◆ **Task**
Give only a count of the lines that include the string "chart".

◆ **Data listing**
- - - - - - -

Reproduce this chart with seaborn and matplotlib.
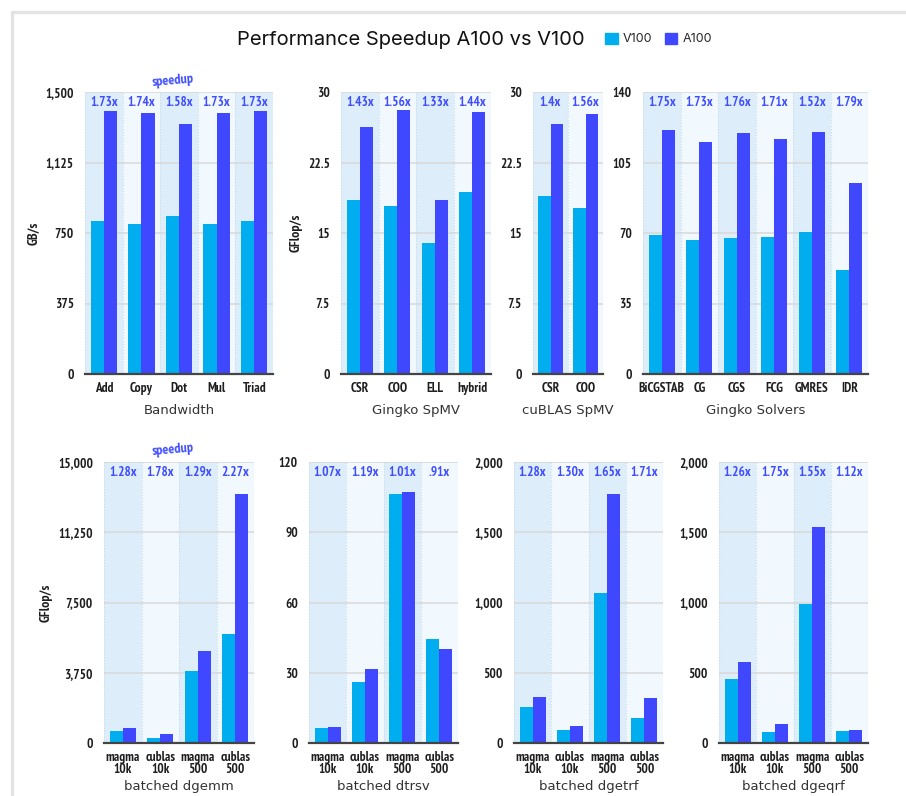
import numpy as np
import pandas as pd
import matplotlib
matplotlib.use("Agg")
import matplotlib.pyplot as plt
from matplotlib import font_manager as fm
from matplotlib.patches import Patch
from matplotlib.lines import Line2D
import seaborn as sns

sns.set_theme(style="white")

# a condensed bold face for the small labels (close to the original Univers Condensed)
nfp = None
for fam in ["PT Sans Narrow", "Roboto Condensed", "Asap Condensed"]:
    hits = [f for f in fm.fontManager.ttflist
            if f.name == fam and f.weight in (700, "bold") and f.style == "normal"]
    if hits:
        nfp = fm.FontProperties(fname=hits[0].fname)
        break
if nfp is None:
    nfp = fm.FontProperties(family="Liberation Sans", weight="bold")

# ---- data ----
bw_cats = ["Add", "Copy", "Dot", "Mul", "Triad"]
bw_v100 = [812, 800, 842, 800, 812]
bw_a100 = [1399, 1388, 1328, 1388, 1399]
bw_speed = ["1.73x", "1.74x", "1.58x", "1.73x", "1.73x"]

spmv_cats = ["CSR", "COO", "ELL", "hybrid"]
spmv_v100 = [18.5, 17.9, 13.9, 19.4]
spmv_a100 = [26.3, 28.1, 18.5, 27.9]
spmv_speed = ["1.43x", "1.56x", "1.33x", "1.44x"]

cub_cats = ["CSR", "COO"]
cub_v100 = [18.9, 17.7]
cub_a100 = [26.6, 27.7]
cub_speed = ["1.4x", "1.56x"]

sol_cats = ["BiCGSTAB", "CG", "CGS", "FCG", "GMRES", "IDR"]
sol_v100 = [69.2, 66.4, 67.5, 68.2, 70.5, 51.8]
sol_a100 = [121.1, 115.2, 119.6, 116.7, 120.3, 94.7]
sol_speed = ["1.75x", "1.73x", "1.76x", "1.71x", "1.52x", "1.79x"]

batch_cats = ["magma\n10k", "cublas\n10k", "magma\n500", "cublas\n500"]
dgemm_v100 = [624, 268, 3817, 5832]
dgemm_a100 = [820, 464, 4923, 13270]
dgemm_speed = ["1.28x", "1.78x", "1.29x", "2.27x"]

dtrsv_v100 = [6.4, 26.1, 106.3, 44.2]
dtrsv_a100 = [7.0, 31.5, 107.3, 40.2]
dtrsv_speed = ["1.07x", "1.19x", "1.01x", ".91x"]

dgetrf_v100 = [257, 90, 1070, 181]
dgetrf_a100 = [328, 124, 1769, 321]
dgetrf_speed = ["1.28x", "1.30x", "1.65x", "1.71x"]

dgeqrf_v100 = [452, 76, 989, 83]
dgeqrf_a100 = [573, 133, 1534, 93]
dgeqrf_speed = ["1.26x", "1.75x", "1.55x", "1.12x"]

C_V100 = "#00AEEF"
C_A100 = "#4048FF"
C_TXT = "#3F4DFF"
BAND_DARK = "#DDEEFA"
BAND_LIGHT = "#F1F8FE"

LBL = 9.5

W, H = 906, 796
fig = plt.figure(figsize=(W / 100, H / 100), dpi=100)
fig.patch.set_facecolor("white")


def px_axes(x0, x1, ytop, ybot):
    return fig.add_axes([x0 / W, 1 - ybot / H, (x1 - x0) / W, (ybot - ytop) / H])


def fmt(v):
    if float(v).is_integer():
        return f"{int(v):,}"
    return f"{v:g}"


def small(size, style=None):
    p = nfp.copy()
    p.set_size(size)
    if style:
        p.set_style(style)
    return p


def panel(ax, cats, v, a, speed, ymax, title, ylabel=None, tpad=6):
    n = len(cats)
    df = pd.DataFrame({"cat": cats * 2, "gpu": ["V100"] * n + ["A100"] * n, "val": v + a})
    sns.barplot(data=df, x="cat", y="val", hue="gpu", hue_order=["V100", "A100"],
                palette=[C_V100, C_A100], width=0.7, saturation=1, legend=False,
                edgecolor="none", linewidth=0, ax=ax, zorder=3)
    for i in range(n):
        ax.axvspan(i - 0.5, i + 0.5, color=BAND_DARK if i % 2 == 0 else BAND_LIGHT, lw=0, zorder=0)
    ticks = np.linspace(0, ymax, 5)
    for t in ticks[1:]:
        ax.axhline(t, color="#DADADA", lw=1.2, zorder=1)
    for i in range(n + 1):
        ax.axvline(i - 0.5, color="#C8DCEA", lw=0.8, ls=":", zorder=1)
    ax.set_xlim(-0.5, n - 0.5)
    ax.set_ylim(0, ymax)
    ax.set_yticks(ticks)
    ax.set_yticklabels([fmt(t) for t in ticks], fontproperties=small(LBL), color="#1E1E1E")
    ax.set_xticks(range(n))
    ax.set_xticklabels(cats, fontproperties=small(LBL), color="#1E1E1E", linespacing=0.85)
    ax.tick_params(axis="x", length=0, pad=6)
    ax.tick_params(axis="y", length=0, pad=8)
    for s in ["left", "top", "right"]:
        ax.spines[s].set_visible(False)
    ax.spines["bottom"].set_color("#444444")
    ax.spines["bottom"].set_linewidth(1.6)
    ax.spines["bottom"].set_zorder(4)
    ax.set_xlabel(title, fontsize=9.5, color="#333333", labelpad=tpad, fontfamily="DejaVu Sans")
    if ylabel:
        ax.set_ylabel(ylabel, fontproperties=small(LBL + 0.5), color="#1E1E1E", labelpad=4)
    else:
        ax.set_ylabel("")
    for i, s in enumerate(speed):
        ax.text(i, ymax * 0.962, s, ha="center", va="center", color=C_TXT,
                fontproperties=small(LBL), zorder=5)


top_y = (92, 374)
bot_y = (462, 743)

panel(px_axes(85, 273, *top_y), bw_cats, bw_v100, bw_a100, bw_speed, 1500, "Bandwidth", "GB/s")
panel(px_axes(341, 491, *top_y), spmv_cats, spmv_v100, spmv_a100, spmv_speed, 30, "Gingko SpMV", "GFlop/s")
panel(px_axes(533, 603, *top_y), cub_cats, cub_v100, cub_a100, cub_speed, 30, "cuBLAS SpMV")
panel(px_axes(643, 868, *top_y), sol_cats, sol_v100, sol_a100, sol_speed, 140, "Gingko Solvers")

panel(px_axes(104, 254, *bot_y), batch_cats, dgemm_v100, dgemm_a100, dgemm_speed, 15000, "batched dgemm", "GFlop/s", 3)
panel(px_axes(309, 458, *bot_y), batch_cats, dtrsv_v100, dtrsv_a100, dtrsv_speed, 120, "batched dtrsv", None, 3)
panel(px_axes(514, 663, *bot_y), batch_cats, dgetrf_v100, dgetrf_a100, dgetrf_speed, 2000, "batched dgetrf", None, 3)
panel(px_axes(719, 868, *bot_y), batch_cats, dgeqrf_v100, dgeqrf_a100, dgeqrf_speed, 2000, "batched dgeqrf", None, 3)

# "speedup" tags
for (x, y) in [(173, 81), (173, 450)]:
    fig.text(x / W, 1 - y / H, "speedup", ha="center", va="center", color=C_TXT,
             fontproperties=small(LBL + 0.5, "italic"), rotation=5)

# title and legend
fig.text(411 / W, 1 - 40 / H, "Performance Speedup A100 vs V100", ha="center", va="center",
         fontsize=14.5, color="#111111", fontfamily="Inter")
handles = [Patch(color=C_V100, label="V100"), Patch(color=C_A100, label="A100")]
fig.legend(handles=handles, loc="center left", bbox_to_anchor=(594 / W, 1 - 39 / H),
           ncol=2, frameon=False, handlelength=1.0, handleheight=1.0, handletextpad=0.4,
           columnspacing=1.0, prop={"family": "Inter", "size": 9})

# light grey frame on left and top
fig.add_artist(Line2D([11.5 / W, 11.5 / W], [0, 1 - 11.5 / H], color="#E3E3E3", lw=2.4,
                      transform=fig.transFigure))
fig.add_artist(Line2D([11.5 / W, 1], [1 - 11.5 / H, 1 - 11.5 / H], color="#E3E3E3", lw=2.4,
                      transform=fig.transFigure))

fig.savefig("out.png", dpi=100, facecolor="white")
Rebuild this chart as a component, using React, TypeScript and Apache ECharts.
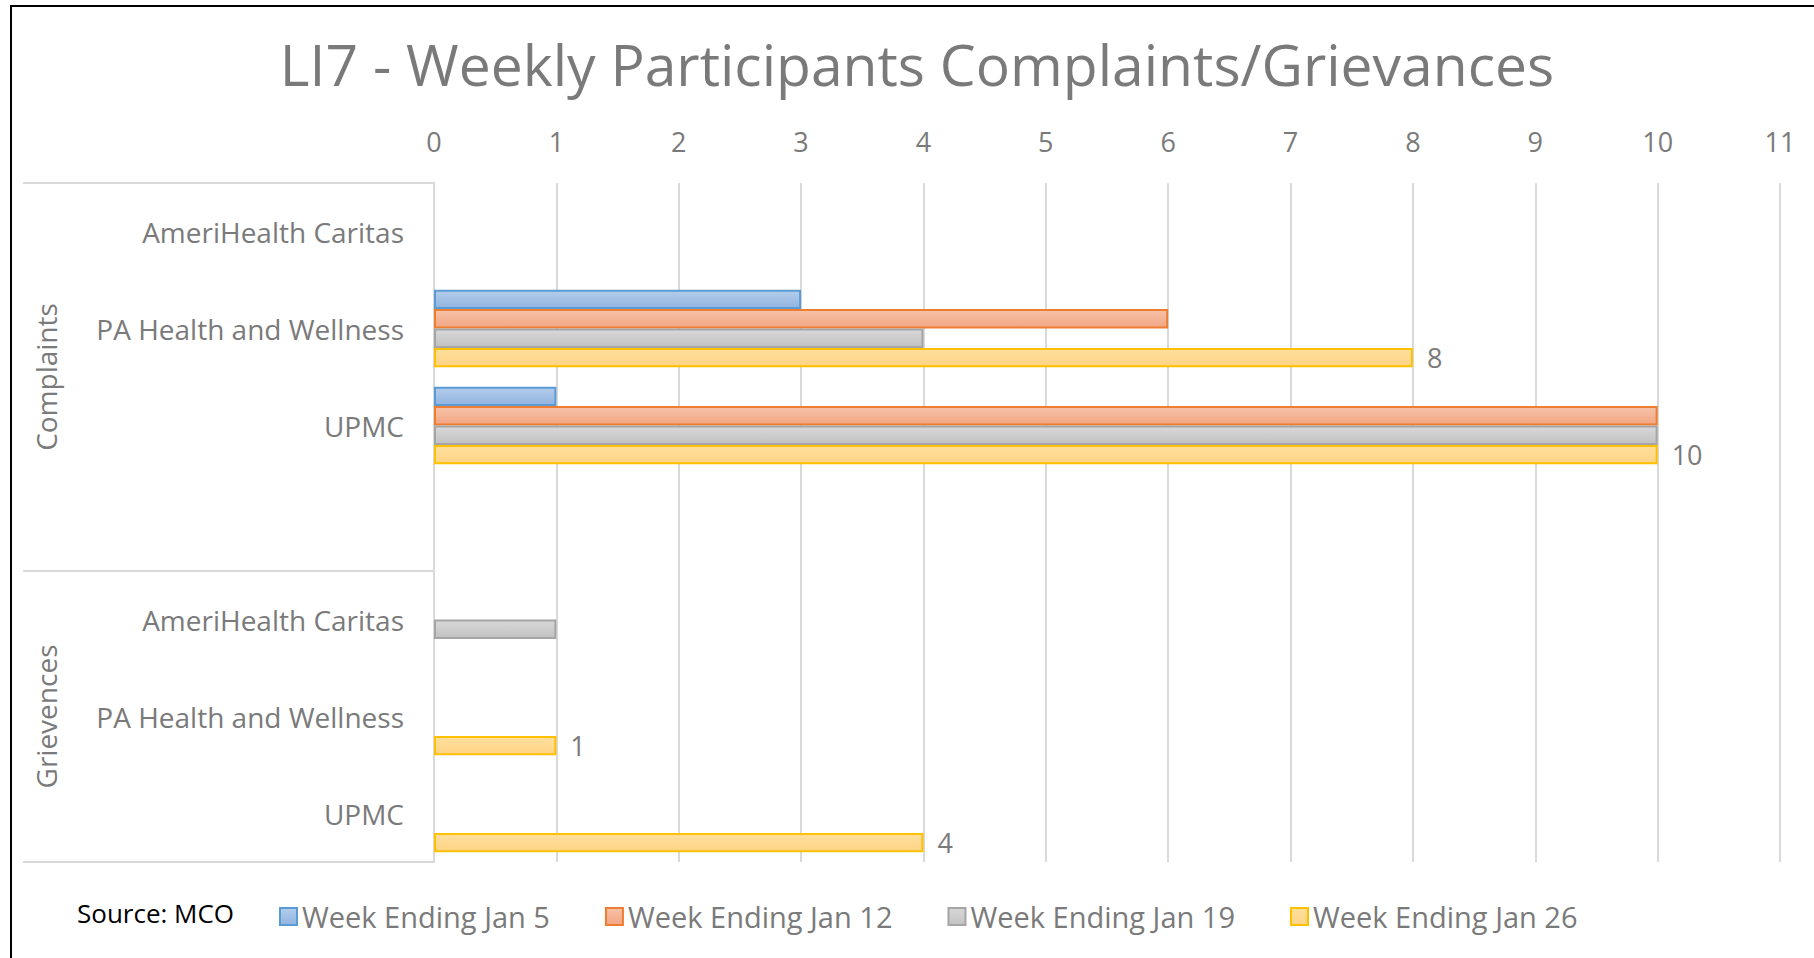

- - - - - - -

◆ **The response**
2